=== Supplied records ===
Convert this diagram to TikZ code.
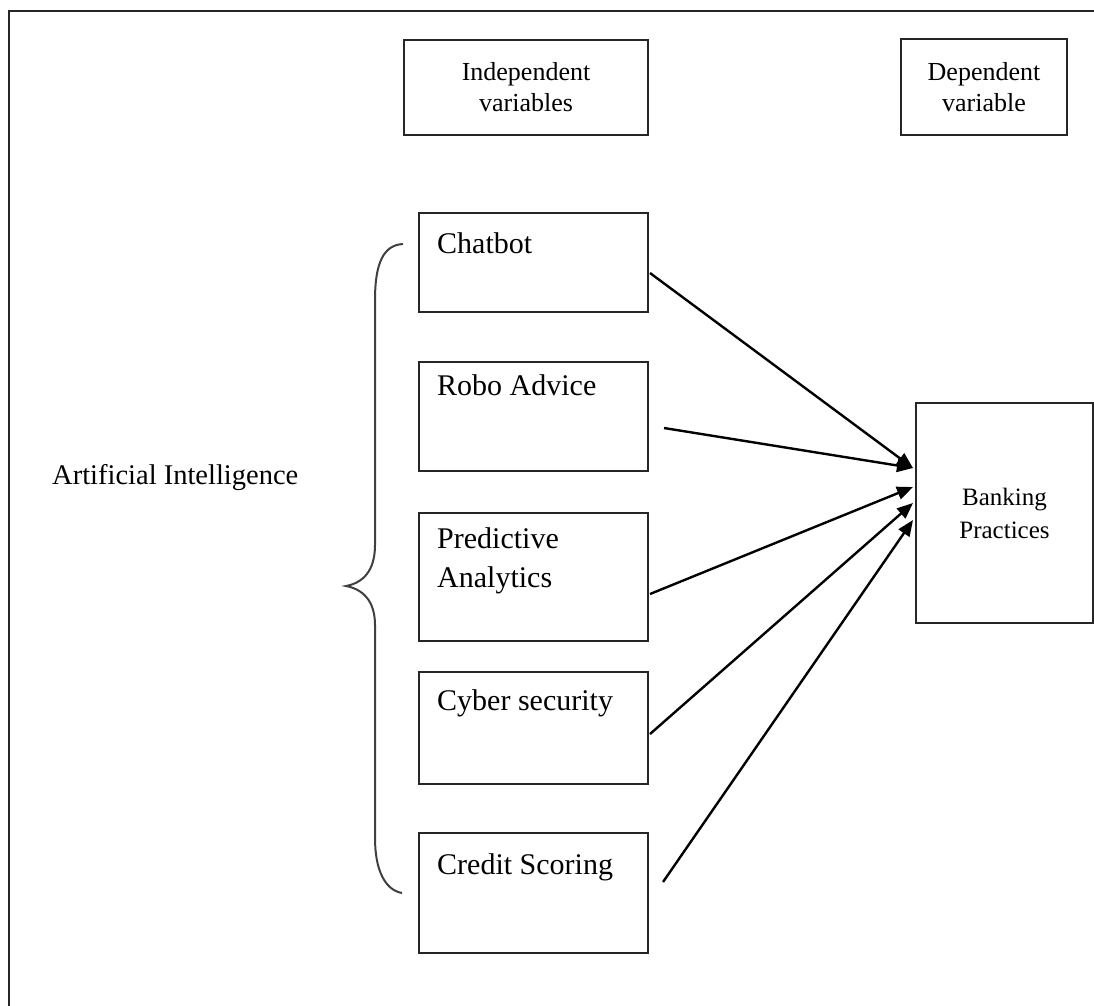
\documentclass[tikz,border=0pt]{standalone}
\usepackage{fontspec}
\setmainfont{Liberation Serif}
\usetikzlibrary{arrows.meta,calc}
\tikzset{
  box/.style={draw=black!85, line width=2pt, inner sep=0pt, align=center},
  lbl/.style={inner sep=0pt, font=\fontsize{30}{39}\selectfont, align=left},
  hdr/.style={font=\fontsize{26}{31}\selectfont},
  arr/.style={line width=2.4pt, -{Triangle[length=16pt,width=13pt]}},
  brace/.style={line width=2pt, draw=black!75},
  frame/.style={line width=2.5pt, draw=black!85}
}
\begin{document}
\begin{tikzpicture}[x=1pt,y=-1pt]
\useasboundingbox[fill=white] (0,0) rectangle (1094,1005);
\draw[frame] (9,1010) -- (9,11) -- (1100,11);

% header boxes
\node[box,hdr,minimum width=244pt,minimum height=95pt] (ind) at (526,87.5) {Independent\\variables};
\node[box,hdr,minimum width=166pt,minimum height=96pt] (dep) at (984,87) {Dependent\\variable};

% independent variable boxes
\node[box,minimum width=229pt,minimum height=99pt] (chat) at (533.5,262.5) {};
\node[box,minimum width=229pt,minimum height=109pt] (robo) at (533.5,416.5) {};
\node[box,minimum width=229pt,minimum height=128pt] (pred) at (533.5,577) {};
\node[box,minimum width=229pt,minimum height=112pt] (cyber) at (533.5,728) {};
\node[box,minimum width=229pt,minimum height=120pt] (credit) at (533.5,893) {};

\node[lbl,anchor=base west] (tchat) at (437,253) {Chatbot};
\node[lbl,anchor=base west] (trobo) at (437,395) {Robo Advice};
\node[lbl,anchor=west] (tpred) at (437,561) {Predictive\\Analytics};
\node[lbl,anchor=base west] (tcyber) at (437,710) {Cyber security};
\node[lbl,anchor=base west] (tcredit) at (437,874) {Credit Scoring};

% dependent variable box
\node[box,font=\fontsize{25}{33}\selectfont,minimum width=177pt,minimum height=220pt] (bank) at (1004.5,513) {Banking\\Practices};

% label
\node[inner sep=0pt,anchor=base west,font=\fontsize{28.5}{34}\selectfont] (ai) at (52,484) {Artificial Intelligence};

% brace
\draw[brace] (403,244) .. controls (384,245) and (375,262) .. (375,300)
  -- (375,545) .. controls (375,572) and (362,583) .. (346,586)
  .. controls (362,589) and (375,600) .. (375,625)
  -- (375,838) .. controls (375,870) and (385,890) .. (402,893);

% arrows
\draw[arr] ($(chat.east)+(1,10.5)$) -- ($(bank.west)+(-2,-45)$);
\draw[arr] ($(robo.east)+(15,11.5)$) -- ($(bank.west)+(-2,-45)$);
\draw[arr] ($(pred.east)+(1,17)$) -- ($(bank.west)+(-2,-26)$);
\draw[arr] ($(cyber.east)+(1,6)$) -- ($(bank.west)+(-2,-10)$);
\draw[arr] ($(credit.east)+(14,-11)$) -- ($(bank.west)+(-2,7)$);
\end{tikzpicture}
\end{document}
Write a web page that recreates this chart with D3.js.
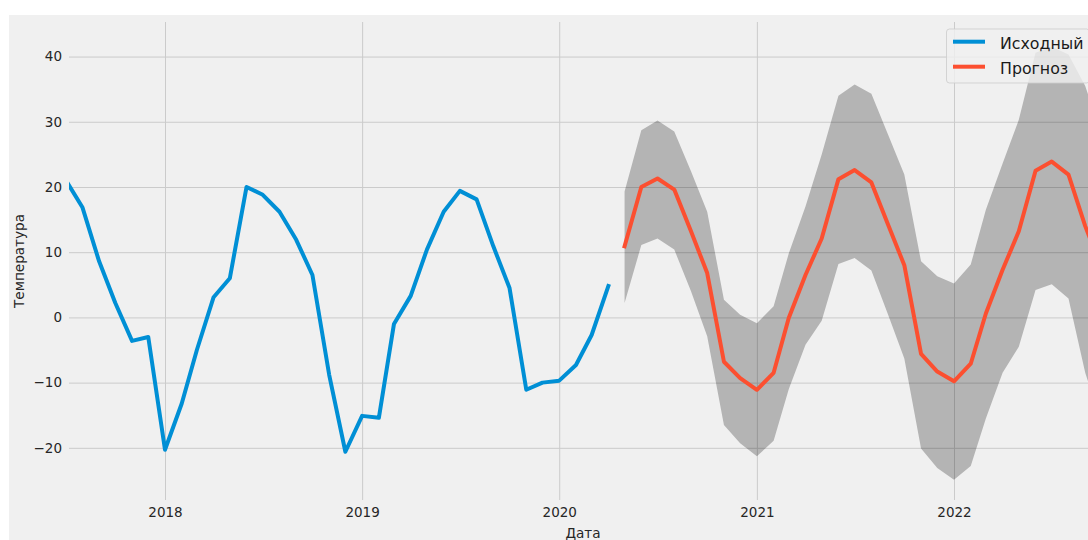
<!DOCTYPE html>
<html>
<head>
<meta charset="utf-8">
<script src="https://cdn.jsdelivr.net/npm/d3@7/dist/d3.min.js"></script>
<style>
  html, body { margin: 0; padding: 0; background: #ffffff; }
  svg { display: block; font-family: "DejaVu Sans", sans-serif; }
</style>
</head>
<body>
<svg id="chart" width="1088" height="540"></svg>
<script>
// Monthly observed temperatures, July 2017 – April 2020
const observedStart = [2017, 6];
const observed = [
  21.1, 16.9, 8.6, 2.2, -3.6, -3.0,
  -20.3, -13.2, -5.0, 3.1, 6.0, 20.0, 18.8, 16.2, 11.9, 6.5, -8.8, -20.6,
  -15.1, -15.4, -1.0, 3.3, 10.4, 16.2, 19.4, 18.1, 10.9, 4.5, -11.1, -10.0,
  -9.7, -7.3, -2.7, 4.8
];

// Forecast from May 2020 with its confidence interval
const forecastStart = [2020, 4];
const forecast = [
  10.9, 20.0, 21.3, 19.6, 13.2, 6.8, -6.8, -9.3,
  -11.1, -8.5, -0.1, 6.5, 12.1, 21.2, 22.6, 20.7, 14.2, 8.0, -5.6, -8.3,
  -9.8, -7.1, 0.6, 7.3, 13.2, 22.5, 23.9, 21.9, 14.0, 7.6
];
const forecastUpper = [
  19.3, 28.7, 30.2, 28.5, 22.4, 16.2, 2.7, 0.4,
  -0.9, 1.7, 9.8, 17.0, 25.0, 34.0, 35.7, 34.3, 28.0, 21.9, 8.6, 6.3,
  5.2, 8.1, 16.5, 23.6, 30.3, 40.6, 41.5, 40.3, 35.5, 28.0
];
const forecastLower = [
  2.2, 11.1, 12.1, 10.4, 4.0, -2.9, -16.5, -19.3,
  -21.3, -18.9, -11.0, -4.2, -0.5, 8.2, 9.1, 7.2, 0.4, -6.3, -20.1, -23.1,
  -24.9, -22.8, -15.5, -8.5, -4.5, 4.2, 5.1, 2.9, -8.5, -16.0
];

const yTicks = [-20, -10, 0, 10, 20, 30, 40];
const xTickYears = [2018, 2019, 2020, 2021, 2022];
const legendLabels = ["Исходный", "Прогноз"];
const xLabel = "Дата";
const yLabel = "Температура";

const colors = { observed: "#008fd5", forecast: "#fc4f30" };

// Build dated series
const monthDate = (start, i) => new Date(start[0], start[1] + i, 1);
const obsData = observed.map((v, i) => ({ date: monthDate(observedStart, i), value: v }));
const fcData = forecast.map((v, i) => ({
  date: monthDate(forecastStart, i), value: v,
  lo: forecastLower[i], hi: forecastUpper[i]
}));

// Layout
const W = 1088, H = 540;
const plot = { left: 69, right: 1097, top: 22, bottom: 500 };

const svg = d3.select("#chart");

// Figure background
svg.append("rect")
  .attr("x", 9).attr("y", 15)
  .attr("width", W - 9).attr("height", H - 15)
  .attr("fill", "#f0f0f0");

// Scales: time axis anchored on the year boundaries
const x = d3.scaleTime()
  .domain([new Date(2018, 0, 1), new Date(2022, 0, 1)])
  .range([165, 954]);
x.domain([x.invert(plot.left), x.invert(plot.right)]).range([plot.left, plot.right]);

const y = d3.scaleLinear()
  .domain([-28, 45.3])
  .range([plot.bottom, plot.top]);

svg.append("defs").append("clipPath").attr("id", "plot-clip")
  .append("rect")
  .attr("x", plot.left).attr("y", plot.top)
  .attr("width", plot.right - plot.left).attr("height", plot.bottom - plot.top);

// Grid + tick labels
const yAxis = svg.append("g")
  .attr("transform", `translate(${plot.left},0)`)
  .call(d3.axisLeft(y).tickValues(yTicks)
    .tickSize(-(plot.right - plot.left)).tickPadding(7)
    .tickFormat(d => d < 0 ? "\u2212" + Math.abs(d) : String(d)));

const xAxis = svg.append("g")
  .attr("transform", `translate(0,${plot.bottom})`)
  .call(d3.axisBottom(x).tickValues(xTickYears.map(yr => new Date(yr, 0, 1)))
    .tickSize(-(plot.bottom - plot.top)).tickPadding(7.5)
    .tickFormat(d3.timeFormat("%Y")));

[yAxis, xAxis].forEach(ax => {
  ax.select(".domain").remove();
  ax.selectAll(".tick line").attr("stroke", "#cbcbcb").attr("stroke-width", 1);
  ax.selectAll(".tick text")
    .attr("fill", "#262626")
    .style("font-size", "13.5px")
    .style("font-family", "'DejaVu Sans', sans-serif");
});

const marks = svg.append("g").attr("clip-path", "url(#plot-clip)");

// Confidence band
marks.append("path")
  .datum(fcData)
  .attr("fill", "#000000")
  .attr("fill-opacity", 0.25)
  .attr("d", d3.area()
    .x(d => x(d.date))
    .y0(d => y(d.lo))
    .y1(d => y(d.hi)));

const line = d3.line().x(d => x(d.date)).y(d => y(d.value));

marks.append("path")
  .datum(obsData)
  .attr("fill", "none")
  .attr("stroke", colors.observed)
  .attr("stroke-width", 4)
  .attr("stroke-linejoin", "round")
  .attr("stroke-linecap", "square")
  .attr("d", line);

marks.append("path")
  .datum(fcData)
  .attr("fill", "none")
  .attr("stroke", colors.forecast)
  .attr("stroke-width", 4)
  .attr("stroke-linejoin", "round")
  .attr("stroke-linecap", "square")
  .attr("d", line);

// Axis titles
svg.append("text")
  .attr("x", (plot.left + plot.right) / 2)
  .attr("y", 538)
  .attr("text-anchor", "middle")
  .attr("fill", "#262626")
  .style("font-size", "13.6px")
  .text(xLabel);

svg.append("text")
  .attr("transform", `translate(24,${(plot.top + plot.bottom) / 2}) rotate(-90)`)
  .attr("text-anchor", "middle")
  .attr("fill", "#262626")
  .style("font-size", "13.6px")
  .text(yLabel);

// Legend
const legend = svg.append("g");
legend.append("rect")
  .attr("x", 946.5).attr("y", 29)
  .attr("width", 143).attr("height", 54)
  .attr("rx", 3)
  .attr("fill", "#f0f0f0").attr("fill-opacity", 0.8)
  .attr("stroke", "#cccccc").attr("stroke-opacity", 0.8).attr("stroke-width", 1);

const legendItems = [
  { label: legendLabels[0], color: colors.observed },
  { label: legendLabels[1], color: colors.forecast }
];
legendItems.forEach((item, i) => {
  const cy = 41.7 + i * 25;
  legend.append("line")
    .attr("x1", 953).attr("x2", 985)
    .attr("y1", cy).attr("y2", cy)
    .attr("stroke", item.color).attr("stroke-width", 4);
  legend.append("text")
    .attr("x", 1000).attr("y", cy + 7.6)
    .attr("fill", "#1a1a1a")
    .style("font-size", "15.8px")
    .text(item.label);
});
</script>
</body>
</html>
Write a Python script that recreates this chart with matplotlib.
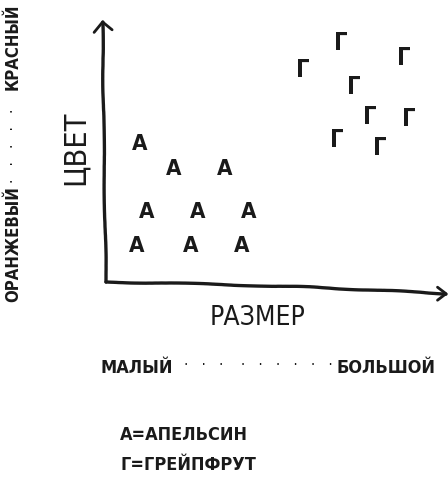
===
What the task requires.
Everything from the top line of the data down to and including the line with "(ai) at (52,484)" is to be copied, except the pictures.

Response.
Convert this diagram to TikZ code.
\documentclass[tikz,border=0pt]{standalone}
\usepackage{fontspec}
\setmainfont{Liberation Serif}
\usetikzlibrary{arrows.meta,calc}
\tikzset{
  box/.style={draw=black!85, line width=2pt, inner sep=0pt, align=center},
  lbl/.style={inner sep=0pt, font=\fontsize{30}{39}\selectfont, align=left},
  hdr/.style={font=\fontsize{26}{31}\selectfont},
  arr/.style={line width=2.4pt, -{Triangle[length=16pt,width=13pt]}},
  brace/.style={line width=2pt, draw=black!75},
  frame/.style={line width=2.5pt, draw=black!85}
}
\begin{document}
\begin{tikzpicture}[x=1pt,y=-1pt]
\useasboundingbox[fill=white] (0,0) rectangle (1094,1005);
\draw[frame] (9,1010) -- (9,11) -- (1100,11);

% header boxes
\node[box,hdr,minimum width=244pt,minimum height=95pt] (ind) at (526,87.5) {Independent\\variables};
\node[box,hdr,minimum width=166pt,minimum height=96pt] (dep) at (984,87) {Dependent\\variable};

% independent variable boxes
\node[box,minimum width=229pt,minimum height=99pt] (chat) at (533.5,262.5) {};
\node[box,minimum width=229pt,minimum height=109pt] (robo) at (533.5,416.5) {};
\node[box,minimum width=229pt,minimum height=128pt] (pred) at (533.5,577) {};
\node[box,minimum width=229pt,minimum height=112pt] (cyber) at (533.5,728) {};
\node[box,minimum width=229pt,minimum height=120pt] (credit) at (533.5,893) {};

\node[lbl,anchor=base west] (tchat) at (437,253) {Chatbot};
\node[lbl,anchor=base west] (trobo) at (437,395) {Robo Advice};
\node[lbl,anchor=west] (tpred) at (437,561) {Predictive\\Analytics};
\node[lbl,anchor=base west] (tcyber) at (437,710) {Cyber security};
\node[lbl,anchor=base west] (tcredit) at (437,874) {Credit Scoring};

% dependent variable box
\node[box,font=\fontsize{25}{33}\selectfont,minimum width=177pt,minimum height=220pt] (bank) at (1004.5,513) {Banking\\Practices};

% label
\node[inner sep=0pt,anchor=base west,font=\fontsize{28.5}{34}\selectfont] (ai) at (52,484) {Artificial Intelligence};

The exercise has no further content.